In the future, I want to have an annotated bibliography with thoughts and reviews from multiple voice teachers, but, to start, I'm just compiling a list of what I've found, even if I haven't read it, yet. You'll see a mixture of peer-reviewed, commercially-published, and self-published resources. I'm hoping you'll help me read, research, compare, and contrast these different resources and share your thoughts about them. I'd love to have some blog entires with reviews from lots of different teachers that could then be compiled into the annotated bibliography over time.
If you're not sure where to start with reading, I suggest authors who are being asked to contribute to other publications, to speak at conferences, to collaborate with other teachers, etc. By doing things like this, they're putting themselves in a position of accountability, and that means they're almost guaranteed to be growing, learning, and improving. This would include people like Wendy LeBorgne, Marci Rosenberg, Matthew Edwards, Daniel K Robinson, Trineice Robinson-Martin, Mark Baxter, Melissa Cross, Lisa Popeil, Sheri Sanders, Jeannette LoVetri, Edrie Means-Weekly, and Daniel Zangger Borch.
But I think we also have to keep in mind that voice teacher conferences and publications haven't always been very welcoming and affirming for teachers who work in the CCM world.
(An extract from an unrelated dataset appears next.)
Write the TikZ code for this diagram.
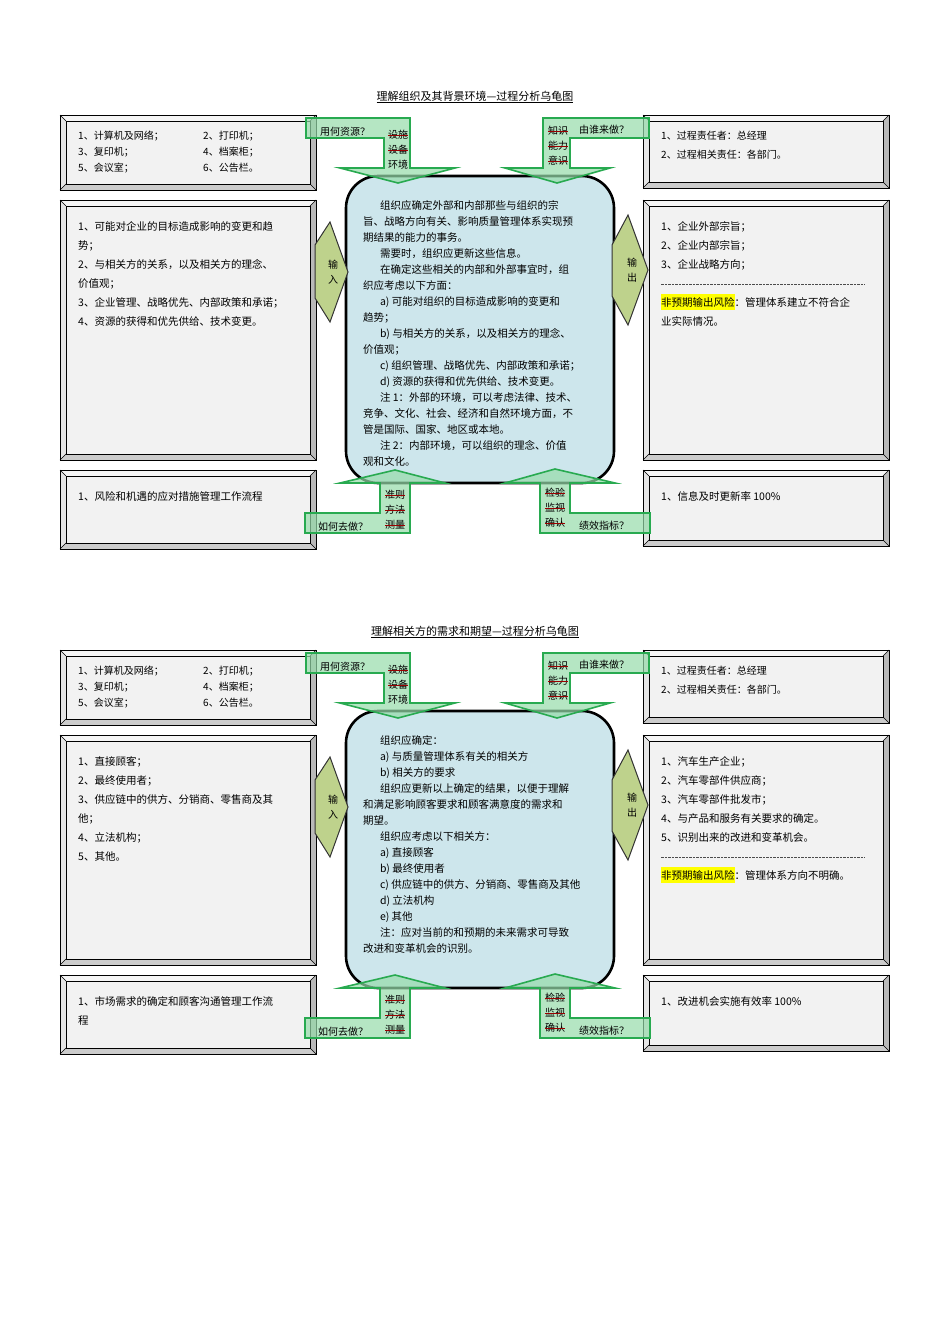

There are some great teachers who have been working with commercial singers since long before academia started taking them seriously. Some gave up long ago on being included in the platforms that academia uses as markers of quality work and instead reached out to singers in the ways that were available to them. I hope these alienated people will continue to feel more respected about their work with commercial singers over the years, and that they will dialogue with the rest of the teaching community about it more.